Themes of food and tradition are brought to the fore in Azhari et al.’s article on how cultural identity is represented in four Melaka Portuguese cookbooks in the Malaysian context, and in Tran’s work which draws on ethnographic observations and local literary works to unpack how Hanoi in Vietnam has come to represent taste and tradition. Class differences are the focus of Goszczyński and Śpiewak’s study of an alternative food network in Poland, and of Paredes’s article on food delivery services in Japan and how particular cooperative models offer social connection for women.

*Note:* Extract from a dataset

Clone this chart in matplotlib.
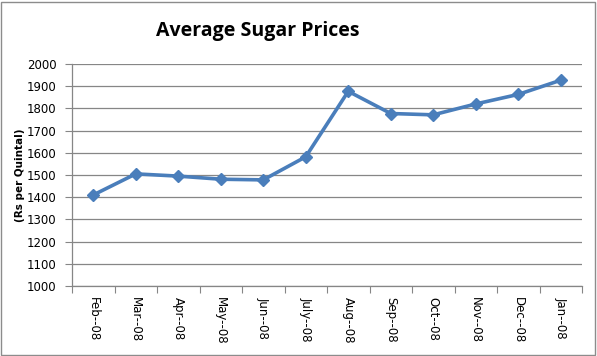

Also packed into this issue are articles on colonization, and on the use of land. In the case of the first theme, Carney writes on the settler colonial logics at play in the Pacific Northwest beer industry, and VanWinkle explores how ‘good food’ trends like kale displace indigenous food knowledge and techniques. For the second theme, we see Castello et al. draw on narrative approaches to understand foodstuffs as commons in Catalonia and Sweden, and Reedy unpacks a complex ‘fusion’ food culture in Alaska that must be made visible in order to be protected.

Book reviews in this issue similarly explore interconnected themes of globality, consumption and cultural connection in Sameness in diversity: food and globalization in modern America, The Fruits of Empire: Art, Food, and the Politics of Race in the Age of American Expansion, Globalizing Organic: Nationalism, Neoliberalism, and Alternative Food in Israel, and Can Fixing Dinner Fix the Planet?. Finally, documented traditions are re-visited in reviews of Black Smoke: African Americans and the United States of Barbecue and Tea in Australia: A History, 1788 – 2000.